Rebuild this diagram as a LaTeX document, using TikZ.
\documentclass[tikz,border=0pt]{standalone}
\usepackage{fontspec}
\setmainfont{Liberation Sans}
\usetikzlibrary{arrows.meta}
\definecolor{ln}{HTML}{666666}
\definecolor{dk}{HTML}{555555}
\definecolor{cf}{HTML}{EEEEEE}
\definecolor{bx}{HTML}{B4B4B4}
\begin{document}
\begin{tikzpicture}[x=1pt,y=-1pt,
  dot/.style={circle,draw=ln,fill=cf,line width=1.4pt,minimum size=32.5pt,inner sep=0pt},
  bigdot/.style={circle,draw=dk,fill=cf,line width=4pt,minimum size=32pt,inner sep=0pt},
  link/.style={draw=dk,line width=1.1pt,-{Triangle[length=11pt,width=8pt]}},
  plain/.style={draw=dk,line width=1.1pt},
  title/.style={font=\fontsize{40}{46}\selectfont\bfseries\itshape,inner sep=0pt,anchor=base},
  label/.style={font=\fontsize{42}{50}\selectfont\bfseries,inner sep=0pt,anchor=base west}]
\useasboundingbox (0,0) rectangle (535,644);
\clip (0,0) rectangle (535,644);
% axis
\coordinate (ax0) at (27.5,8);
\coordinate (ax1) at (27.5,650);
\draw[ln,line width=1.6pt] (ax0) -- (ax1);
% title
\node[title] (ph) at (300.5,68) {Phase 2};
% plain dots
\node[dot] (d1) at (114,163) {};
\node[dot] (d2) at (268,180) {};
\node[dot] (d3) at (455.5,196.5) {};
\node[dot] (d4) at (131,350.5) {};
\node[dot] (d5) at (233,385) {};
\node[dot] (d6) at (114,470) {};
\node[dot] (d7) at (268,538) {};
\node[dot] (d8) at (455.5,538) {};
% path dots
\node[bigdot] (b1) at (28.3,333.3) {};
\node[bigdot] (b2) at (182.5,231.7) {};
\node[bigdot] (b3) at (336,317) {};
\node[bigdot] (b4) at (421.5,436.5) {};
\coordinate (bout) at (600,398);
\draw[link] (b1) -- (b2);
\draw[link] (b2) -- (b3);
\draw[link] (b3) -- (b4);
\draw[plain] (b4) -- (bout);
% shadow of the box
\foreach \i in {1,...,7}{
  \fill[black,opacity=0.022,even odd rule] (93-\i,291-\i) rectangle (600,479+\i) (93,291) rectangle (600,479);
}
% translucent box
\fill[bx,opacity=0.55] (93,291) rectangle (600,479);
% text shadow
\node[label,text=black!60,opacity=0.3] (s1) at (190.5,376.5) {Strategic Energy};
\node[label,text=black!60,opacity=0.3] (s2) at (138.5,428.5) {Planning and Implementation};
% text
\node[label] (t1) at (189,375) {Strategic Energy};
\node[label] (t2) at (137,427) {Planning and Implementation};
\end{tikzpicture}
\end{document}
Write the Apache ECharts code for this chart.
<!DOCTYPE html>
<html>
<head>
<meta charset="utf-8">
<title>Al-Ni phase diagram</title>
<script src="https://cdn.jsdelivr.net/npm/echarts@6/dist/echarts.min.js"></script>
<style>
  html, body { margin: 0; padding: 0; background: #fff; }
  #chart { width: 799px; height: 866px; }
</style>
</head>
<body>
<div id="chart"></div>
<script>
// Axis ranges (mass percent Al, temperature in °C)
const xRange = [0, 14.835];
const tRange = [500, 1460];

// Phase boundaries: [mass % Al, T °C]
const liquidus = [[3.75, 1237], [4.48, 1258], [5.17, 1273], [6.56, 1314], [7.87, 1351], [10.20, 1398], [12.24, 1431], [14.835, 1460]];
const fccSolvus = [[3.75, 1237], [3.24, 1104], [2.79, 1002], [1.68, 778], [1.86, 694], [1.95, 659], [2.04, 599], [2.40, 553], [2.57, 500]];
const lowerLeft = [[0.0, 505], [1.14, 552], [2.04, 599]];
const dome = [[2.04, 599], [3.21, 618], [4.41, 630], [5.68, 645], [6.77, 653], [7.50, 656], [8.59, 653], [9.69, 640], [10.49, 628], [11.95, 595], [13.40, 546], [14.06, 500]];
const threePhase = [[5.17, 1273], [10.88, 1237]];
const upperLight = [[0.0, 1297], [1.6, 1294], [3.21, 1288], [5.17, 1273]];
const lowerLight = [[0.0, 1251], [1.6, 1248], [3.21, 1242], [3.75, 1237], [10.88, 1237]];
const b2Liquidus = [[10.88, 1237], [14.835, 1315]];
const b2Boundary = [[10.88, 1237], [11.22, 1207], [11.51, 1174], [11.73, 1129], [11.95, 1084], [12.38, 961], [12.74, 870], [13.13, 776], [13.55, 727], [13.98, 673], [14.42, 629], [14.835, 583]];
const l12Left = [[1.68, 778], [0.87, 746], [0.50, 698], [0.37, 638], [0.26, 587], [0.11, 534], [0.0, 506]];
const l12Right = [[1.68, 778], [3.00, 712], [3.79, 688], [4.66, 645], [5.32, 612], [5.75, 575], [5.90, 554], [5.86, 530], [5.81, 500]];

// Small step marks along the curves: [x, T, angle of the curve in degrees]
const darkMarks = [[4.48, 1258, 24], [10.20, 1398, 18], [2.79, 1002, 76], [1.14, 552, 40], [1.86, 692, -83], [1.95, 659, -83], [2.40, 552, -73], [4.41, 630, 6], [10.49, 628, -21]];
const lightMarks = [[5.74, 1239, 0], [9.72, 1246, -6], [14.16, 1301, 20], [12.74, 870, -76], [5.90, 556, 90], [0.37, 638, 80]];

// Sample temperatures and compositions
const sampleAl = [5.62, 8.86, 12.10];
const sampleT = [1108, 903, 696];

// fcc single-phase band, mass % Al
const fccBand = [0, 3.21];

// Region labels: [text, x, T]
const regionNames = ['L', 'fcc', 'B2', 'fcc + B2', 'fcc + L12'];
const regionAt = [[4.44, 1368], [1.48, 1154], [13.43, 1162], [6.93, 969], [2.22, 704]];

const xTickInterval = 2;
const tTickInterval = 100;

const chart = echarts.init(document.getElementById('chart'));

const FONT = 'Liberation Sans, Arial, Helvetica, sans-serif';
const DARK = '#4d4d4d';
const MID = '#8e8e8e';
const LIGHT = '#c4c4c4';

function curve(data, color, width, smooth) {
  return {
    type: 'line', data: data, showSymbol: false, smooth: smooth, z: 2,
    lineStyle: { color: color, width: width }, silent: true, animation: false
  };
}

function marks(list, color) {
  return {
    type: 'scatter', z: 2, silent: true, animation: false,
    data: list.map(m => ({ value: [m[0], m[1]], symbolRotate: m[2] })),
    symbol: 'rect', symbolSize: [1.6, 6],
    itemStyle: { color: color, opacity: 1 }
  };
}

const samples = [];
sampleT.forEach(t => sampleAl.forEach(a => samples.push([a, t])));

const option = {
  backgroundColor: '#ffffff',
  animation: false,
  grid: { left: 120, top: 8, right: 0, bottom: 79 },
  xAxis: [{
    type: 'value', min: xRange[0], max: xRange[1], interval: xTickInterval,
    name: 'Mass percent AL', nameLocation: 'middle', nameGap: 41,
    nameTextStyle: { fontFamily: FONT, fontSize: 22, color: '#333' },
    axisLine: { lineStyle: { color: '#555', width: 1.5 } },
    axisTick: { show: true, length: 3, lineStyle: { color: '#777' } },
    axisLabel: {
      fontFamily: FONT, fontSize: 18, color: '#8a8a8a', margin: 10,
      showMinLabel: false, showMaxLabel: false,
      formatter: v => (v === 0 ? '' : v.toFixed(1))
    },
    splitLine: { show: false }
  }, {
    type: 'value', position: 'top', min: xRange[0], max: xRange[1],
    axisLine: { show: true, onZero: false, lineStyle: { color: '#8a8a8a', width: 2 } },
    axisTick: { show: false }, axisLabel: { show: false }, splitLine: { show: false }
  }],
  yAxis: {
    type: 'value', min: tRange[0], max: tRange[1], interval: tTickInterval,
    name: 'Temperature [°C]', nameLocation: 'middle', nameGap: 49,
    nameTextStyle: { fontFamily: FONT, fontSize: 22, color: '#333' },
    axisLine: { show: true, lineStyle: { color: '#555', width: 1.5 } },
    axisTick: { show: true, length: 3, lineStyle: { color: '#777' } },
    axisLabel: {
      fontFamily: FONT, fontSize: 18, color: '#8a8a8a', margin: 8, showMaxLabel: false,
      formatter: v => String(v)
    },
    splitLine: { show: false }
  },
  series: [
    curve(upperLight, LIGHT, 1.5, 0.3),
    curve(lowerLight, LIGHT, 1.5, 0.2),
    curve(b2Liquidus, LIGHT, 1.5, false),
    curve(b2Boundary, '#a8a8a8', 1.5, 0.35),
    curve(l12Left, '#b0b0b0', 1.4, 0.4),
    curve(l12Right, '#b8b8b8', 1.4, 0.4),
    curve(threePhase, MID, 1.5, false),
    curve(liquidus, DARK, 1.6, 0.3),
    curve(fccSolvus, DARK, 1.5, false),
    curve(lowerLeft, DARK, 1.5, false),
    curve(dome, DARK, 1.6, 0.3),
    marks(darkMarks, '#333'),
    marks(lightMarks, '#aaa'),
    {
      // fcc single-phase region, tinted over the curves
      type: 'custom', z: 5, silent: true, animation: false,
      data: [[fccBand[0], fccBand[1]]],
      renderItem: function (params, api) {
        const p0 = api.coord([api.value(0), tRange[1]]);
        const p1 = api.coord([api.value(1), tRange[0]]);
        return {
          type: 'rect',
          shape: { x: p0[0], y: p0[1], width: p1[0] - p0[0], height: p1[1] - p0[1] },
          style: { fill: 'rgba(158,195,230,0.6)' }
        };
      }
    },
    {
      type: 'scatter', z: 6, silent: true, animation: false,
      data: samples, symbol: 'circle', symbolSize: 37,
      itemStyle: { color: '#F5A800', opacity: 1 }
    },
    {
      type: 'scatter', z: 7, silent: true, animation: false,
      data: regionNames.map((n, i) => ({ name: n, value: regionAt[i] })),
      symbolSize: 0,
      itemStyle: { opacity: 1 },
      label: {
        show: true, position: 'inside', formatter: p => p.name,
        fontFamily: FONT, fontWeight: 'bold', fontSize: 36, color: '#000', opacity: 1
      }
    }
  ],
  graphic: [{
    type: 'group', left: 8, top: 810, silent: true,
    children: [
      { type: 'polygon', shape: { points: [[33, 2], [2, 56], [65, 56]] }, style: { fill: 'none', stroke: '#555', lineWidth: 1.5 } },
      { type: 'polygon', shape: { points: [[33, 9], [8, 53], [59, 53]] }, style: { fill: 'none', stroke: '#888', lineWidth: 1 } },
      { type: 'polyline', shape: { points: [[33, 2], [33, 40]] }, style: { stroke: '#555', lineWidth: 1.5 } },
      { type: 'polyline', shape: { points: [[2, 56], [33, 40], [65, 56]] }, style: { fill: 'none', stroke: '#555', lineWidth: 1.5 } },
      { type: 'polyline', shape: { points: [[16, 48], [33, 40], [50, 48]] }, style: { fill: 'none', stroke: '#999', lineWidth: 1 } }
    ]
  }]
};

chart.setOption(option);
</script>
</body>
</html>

---

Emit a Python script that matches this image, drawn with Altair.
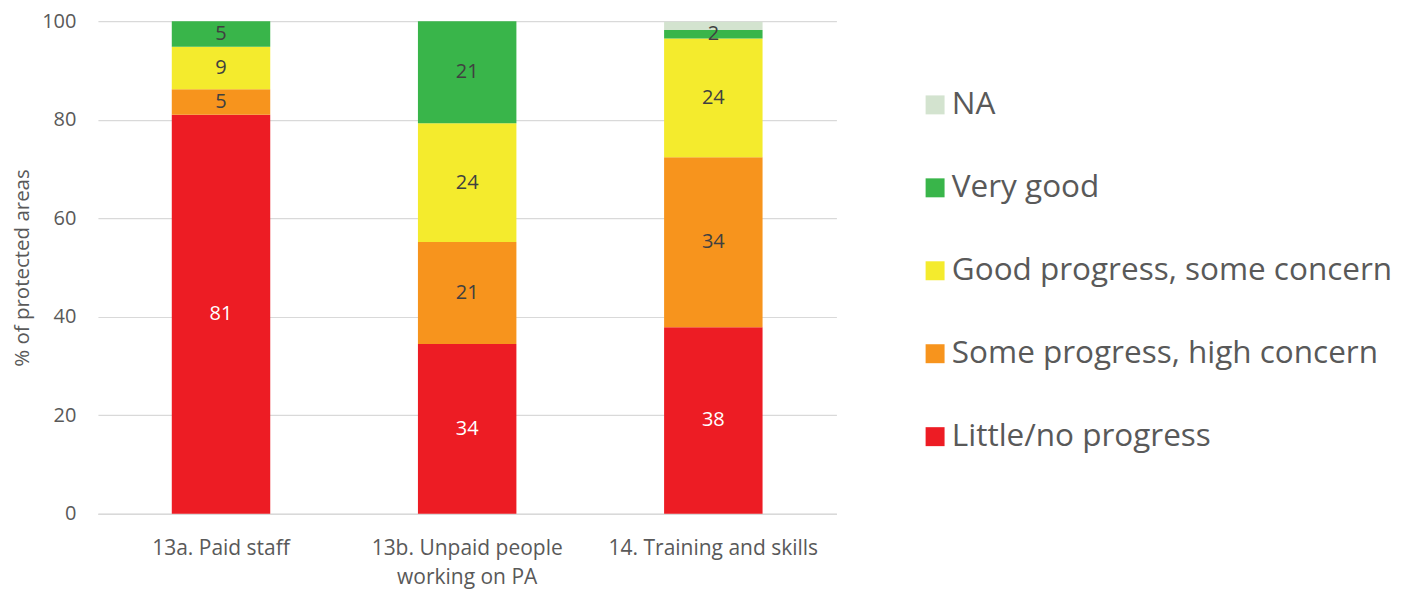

--

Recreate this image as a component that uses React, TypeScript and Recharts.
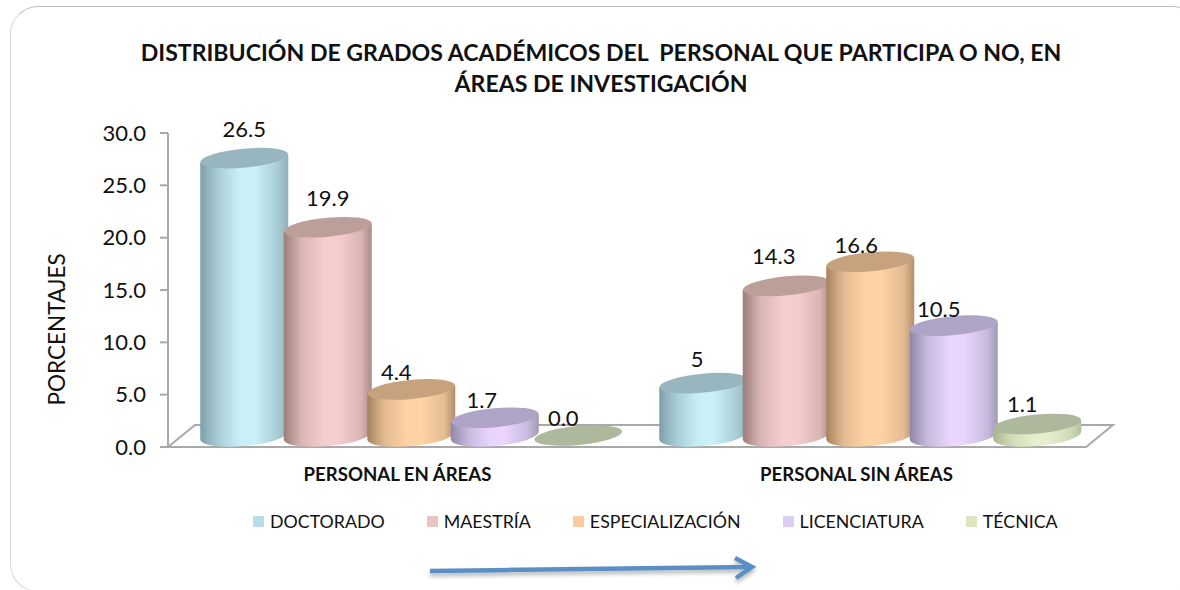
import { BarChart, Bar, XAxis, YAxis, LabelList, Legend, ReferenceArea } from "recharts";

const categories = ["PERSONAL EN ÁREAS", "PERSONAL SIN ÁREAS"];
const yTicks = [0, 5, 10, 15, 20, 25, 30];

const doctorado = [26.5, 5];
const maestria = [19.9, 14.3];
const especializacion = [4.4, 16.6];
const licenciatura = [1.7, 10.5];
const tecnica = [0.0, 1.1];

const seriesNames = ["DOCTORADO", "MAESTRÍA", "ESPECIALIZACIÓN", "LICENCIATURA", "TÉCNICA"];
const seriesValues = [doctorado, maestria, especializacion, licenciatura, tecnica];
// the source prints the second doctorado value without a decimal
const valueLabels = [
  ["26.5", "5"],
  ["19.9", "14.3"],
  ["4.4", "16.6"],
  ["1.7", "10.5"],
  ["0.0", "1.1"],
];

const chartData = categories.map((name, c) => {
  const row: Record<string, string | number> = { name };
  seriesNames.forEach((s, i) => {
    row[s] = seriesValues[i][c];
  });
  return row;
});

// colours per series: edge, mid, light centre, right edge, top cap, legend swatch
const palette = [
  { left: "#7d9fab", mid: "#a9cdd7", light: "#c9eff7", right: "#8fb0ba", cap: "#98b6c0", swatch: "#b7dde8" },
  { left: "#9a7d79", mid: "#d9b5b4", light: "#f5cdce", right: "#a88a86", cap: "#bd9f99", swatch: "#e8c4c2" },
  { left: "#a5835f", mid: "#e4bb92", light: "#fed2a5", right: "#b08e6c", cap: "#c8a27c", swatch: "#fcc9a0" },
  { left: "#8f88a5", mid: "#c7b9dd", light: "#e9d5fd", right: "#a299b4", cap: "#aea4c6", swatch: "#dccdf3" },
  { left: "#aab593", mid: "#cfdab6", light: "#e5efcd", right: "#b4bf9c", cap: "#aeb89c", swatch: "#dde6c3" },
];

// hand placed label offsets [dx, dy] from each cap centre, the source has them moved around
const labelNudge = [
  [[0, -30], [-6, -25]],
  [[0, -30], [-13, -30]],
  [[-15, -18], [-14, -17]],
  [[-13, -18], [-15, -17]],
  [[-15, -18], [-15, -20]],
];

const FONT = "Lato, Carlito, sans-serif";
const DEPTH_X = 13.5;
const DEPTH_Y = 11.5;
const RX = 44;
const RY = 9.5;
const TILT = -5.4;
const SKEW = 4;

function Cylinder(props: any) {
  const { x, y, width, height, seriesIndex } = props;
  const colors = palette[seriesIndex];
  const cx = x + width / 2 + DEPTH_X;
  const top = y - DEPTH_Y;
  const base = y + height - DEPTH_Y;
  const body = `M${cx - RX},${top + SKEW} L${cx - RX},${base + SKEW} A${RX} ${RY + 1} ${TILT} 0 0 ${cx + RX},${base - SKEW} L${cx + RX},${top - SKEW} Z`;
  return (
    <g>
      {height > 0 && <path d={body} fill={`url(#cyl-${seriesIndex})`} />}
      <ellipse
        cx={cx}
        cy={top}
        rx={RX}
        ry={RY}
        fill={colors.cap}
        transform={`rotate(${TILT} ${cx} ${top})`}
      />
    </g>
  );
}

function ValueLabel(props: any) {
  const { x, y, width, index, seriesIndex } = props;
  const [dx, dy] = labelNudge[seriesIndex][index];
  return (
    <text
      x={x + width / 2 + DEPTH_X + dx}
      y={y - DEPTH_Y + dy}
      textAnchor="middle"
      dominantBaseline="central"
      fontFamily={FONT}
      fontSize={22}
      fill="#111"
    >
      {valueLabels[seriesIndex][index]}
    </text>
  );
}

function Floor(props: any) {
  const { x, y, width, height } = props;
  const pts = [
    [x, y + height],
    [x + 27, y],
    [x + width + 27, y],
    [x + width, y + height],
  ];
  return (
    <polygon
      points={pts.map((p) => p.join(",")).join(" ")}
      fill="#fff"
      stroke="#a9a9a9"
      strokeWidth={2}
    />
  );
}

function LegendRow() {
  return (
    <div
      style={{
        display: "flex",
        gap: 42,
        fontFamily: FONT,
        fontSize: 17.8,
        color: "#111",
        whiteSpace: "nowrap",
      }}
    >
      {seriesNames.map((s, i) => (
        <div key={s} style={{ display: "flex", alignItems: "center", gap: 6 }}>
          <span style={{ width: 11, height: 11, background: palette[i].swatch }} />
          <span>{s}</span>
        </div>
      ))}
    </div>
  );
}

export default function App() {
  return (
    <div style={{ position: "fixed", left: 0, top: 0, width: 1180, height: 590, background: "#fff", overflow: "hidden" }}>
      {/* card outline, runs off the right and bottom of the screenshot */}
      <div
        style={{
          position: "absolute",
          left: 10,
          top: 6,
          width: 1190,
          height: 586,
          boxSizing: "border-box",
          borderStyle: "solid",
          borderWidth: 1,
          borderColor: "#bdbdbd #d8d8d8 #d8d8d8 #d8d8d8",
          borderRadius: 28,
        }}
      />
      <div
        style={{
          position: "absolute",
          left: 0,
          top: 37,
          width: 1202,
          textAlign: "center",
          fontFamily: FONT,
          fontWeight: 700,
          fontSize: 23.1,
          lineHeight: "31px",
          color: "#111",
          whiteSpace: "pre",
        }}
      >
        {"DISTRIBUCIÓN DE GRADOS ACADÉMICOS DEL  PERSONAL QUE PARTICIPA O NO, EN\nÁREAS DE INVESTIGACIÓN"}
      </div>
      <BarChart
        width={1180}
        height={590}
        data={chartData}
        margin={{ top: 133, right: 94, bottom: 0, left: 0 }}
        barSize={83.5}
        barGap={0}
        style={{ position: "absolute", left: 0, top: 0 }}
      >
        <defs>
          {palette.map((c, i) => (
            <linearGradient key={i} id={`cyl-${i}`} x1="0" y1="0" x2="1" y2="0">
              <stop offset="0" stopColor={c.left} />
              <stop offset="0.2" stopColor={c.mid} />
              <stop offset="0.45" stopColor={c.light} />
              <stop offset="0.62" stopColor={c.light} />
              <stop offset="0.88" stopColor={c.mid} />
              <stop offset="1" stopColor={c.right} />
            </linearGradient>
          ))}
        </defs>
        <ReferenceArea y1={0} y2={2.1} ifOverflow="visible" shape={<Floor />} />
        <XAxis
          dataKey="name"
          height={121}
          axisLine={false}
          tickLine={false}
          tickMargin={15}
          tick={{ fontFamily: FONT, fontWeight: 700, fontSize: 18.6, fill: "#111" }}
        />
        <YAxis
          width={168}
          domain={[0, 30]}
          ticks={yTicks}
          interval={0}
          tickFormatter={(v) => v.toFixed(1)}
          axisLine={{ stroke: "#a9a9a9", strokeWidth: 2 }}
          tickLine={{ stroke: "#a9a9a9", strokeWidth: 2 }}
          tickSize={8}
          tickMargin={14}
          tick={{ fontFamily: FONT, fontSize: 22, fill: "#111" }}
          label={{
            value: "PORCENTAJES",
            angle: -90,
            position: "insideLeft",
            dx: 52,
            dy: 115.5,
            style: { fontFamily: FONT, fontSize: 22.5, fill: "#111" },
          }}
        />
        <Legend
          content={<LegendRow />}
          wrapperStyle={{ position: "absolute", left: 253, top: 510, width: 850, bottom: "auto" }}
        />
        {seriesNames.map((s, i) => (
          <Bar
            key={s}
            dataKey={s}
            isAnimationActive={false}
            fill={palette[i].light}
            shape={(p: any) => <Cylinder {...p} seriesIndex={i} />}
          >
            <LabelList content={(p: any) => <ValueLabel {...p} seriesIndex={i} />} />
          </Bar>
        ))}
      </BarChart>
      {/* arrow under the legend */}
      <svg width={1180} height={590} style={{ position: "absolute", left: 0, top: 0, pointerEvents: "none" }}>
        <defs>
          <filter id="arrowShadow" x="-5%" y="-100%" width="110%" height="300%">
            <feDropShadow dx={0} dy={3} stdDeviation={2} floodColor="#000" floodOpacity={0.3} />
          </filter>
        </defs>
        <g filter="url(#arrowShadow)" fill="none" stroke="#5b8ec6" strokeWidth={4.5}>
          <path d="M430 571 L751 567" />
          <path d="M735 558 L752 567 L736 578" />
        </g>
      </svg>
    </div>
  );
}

=== Task ===
The lines to reproduce run from the one above containing "Recreate this image" through the one containing "const yTicks = [0, 5, 10, 15, 20, 25, 30];". Copy them exactly and leave out all pictures.

=== Written solution ===
Recreate this image as a component that uses React, TypeScript and Recharts.
import { BarChart, Bar, XAxis, YAxis, LabelList, Legend, ReferenceArea } from "recharts";

const categories = ["PERSONAL EN ÁREAS", "PERSONAL SIN ÁREAS"];
const yTicks = [0, 5, 10, 15, 20, 25, 30];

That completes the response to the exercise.